В московских редакциях не торопились печатать совсем еще юного автора, все еще присматривались к нему. За весь 1924 год в газетах появились всего два рассказа. Заедала нужда. К тому же привыкнуть к городской суете ему, крестьянскому парню, оказалось делом трудным. Здесь все было не так, как дома, а главное - думать и писать было некогда.
Михаил Шолохов понял, что не здесь его судьба. Донщина не просто звала его к себе. Он знал теперь уже наверняка, что ни о чем другом он писать не сможет, как о родной земле, о том, что на ней пережито, передумано. Он врос в эту землю корнями, она питала его живительными соками, давала ему силу.
Обращает на себя внимание та твердость зрелого человека, с какой совсем юный Шолохов избрал свою линию жизни. В годы, когда устоять перед соблазнами столичной жизни наиболее трудно, он покидает Москву и поселяется на родине.
В своем последнем интервью болгарскому журналисту Спасу Попову интересные мысли о шолоховском образе жизни высказал Василий Шукшин.

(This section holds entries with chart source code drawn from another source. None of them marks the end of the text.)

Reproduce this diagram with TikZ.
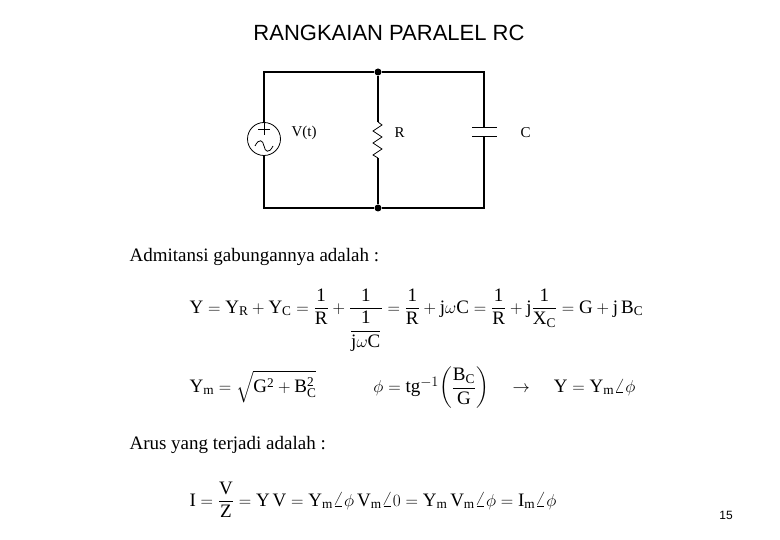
\documentclass[tikz,border=0pt]{standalone}
\usepackage{amsmath}
\usepackage{fontspec}
\setmainfont{Liberation Serif}
\newfontfamily\ttl{Liberation Sans}
\begin{document}
\begin{tikzpicture}[x=1pt,y=-1pt,wire/.style={line width=1.2pt},dot/.style={circle,fill,inner sep=0pt,minimum size=7pt},
lab/.style={font=\fontsize{15}{17}\selectfont},eq/.style={anchor=west,font=\fontsize{19}{22}\selectfont}]
\useasboundingbox[fill=white] (0,0) rectangle (780,540);
\node[font=\ttl\fontsize{22}{24}\selectfont] (title) at (389,33) {RANGKAIAN PARALEL RC};
% circuit
\coordinate (tl) at (264,72); \coordinate (bl) at (264,208);
\node[dot] (tm) at (378,72) {}; \node[dot] (bm) at (378,208) {};
\coordinate (tr) at (484,72); \coordinate (br) at (484,208);
\node[circle,draw,line width=0.8pt,minimum size=33pt,inner sep=0pt] (src) at (264,139) {};
\draw[line width=0.8pt] (258,129)--(270,129) (264,123)--(264,135);
\draw[line width=0.8pt] (255,146) .. controls (259,138) and (263,140) .. (264,146) .. controls (265,152) and (269,154) .. (273,146);
\draw[wire] (src.north)--(tl)--(tm)--(tr)--(484,128);
\draw[wire] (src.south)--(bl)--(bm)--(br)--(484,137);
\draw[line width=1pt] (472,128)--(497,128) (472,137)--(497,137);
\draw[wire] (tm)--(378,122);
\draw[line width=0.8pt] (378,122)--(382,125)--(373,131)--(382,137)--(373,143)--(382,149)--(373,155)--(378,158);
\draw[wire] (378,158)--(bm);
\node[lab,anchor=west] (vt) at (288,133) {V(t)};
\node[lab,anchor=west] (r) at (391,133) {R};
\node[lab,anchor=west] (c) at (517,133) {C};
% text
\node[eq] (t1) at (126,257) {Admitansi gabungannya adalah :};
\node[eq] (e1) at (186,320) {$\mathrm{Y = Y_R + Y_C = \dfrac{1}{R} + \dfrac{1}{\dfrac{1}{j\omega C}} = \dfrac{1}{R} + j\omega C = \dfrac{1}{R} + j\dfrac{1}{X_C} = G + j\,B_C}$};
\node[eq] (e2) at (186,388) {$\mathrm{Y_m = \sqrt{G^2+B_C^2}}\qquad\quad \phi=\mathrm{tg}^{-1}\!\left(\dfrac{\mathrm{B_C}}{\mathrm{G}}\right)\quad\rightarrow\quad \mathrm{Y=Y_m}\angle\phi$};
\node[eq] (t2) at (126,445) {Arus yang terjadi adalah :};
\node[eq] (e3) at (186,500) {$\mathrm{I=\dfrac{V}{Z}=Y\,V=Y_m}\angle\phi\,\mathrm{V_m}\angle 0=\mathrm{Y_m\,V_m}\angle\phi=\mathrm{I_m}\angle\phi$};
\node[font=\ttl\fontsize{12}{14}\selectfont] (pg) at (726,515) {15};
\end{tikzpicture}
\end{document}
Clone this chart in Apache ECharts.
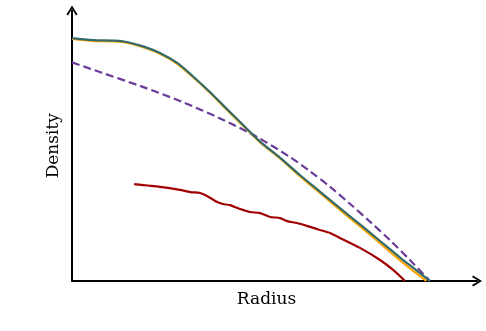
<!DOCTYPE html>
<html>
<head>
<meta charset="utf-8">
<script src="https://cdn.jsdelivr.net/npm/echarts@6/dist/echarts.min.js"></script>
<style>
  html, body { margin: 0; padding: 0; background: #fff; }
  #main { width: 486px; height: 331px; }
</style>
</head>
<body>
<div id="main"></div>
<script>
// radius / density pairs (normalised units)
var tealLine = [
	[0.000, 0.880], [0.051, 0.873], [0.105, 0.871], [0.134, 0.866], [0.174, 0.850],
	[0.215, 0.826], [0.257, 0.790], [0.296, 0.741], [0.337, 0.685], [0.374, 0.630],
	[0.411, 0.576], [0.460, 0.505], [0.509, 0.446], [0.557, 0.384], [0.606, 0.324],
	[0.655, 0.264], [0.704, 0.205], [0.753, 0.145], [0.802, 0.085], [0.839, 0.042],
	[0.875, 0.000]
];
var orangeLine = [
	[0.000, 0.877], [0.051, 0.870], [0.105, 0.868], [0.134, 0.863], [0.174, 0.847],
	[0.215, 0.823], [0.257, 0.787], [0.296, 0.738], [0.337, 0.682], [0.374, 0.627],
	[0.411, 0.573], [0.460, 0.502], [0.509, 0.443], [0.557, 0.380], [0.606, 0.319],
	[0.655, 0.258], [0.704, 0.198], [0.753, 0.137], [0.802, 0.075], [0.839, 0.031],
	[0.866, 0.000]
];
var purpleLine = [
	[0.000, 0.792], [0.068, 0.757], [0.166, 0.707], [0.269, 0.649], [0.362, 0.589],
	[0.452, 0.522], [0.533, 0.449], [0.582, 0.397], [0.631, 0.341], [0.680, 0.279],
	[0.729, 0.214], [0.778, 0.147], [0.826, 0.076], [0.875, 0.000]
];
var redLine = [
	[0.152, 0.351], [0.215, 0.341], [0.264, 0.330], [0.289, 0.322], [0.313, 0.319],
	[0.330, 0.308], [0.355, 0.286], [0.369, 0.279], [0.386, 0.275], [0.411, 0.261],
	[0.435, 0.250], [0.460, 0.246], [0.484, 0.232], [0.509, 0.228], [0.526, 0.217],
	[0.550, 0.210], [0.582, 0.196], [0.606, 0.185], [0.631, 0.174], [0.655, 0.156],
	[0.704, 0.120], [0.753, 0.076], [0.785, 0.040], [0.814, 0.000]
];

// open chevron used as the axis arrow head
var chevron = 'path://M50,0 L100,80 L86,90 L50,30 L14,90 L0,80 Z';

function lineSeries(name, data, color, dash, smooth) {
	return {
		name: name,
		type: 'line',
		data: data,
		showSymbol: false,
		smooth: smooth,
		silent: true,
		lineStyle: { color: color, width: 2.2, type: dash || 'solid', cap: 'butt' }
	};
}

var myChart = echarts.init(document.getElementById('main'));
var option = {
	animation: false,
	grid: { left: 72, top: 10.5, right: 9, bottom: 50, containLabel: false },
	xAxis: {
		type: 'value',
		min: 0,
		max: 0.99,
		name: 'Radius',
		nameLocation: 'middle',
		nameGap: 10,
		nameTextStyle: { fontFamily: 'DejaVu Serif', fontSize: 17, color: '#000', padding: [0, 16, 0, 0] },
		axisLine: { lineStyle: { color: '#000', width: 2 }, symbol: ['none', chevron], symbolSize: [13, 10] },
		axisTick: { show: false },
		axisLabel: { show: false },
		splitLine: { show: false }
	},
	yAxis: {
		type: 'value',
		min: 0,
		max: 0.98,
		name: 'Density',
		nameLocation: 'middle',
		nameGap: 10,
		nameTextStyle: { fontFamily: 'DejaVu Serif', fontSize: 17, color: '#000' },
		axisLine: { lineStyle: { color: '#000', width: 2 }, symbol: ['none', chevron], symbolSize: [13, 10] },
		axisTick: { show: false },
		axisLabel: { show: false },
		splitLine: { show: false }
	},
	series: [
		lineSeries('orange', orangeLine, '#ffa500', null, 0.3),
		lineSeries('purple', purpleLine, '#6a3d9a', [8, 4], 0.3),
		lineSeries('teal', tealLine, '#336b6b', null, 0.3),
		lineSeries('red', redLine, '#a00000', null, 0.2)
	]
};
myChart.setOption(option);
</script>
</body>
</html>
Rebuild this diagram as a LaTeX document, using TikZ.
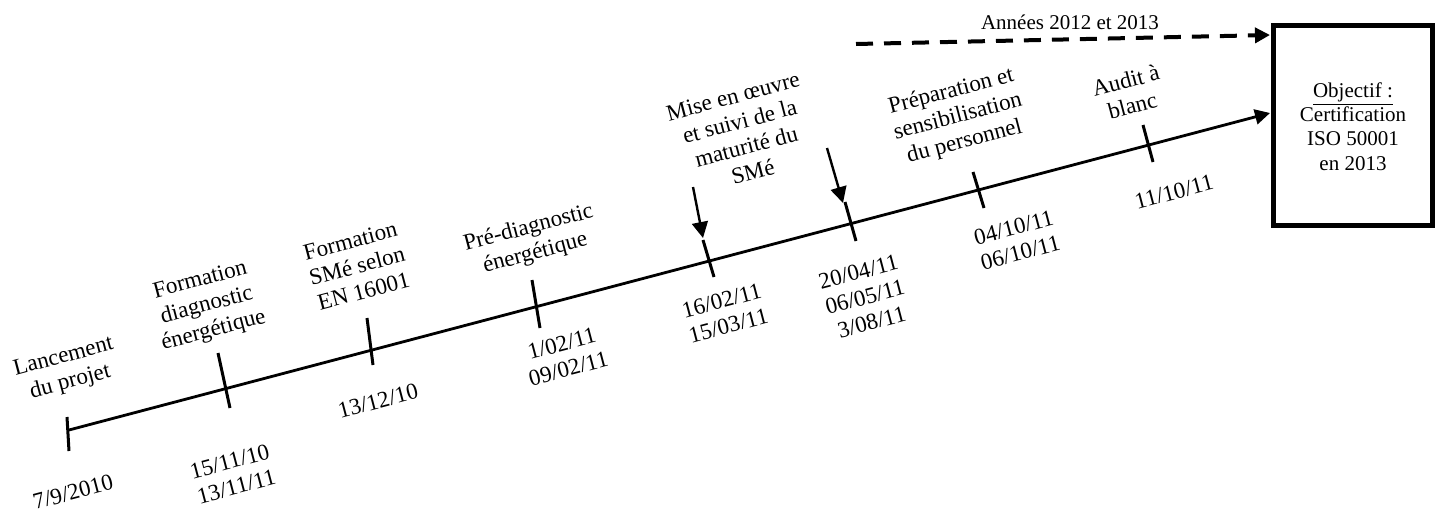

"Как я вижу Шолохова? Намного ясней. Я бы сказал, что сделал для себя открытие. До этого я имел представление о нем по устным рассказам, услышанным в московских клубах, компаниях, ресторанах от актеров и писателей. А это упрощало его, или, точнее сказать, создало у меня искаженное представление о нем. Каким я вижу его после личного общения? Глубоким, мудрым, простым. Для меня Шолохов - олицетворение летописца, Знакомство мое с посредственными писателями много способствовало упрощению моих представлений о Шолохове. От этих писателей я научился жить суетой. Шолохов вывернул меня наизнанку. Шолохов мне внушил - не словами, а присутствием своим в Вешенской и в литературе, - что нельзя торопиться, гоняться за рекордами в искусстве, что нужно искать тишину и спокойствие, где можно осмыслить глубоко народную судьбу. Ежедневная суета поймать и отразить в творчестве все второстепенное опутала меня. А он предстал передо мной реальным, земным светом правды. Я лишний раз убедился, что занимаюсь не своим делом. Сейчас я должен подумать о коренном переустройстве своей жизни. Наверное, придется расстаться - либо с кино, либо с театром, либо с актерством. А может быть, и с московской пропиской... Суета!.. Положение мое меня пугает. Особенно после встречи с Шолоховым. Заразил он меня своим образом жизни. Сидит этот мудрец в Вешенской. Сидит и думает. И далек он от всякой суеты. Далек от столичной жизни. Наши дни в Москве проходят в напряжении - ничего не упустить, все схватить, все попробовать. А вечером, когда задумаешься, что произошло за день, оказывается - ничего. Жизнь ушла дальше. Еще день прошел мимо тебя. Обходим главное в жизни - спокойно мыслить и действовать. Это не мое открытие, это мысль древних. Ее претворение - жизнь Шолохова".
И Шолоховы решают навсегда вернуться на Дон. 24 мая 1924 года они выехали в станицу Каргинскую.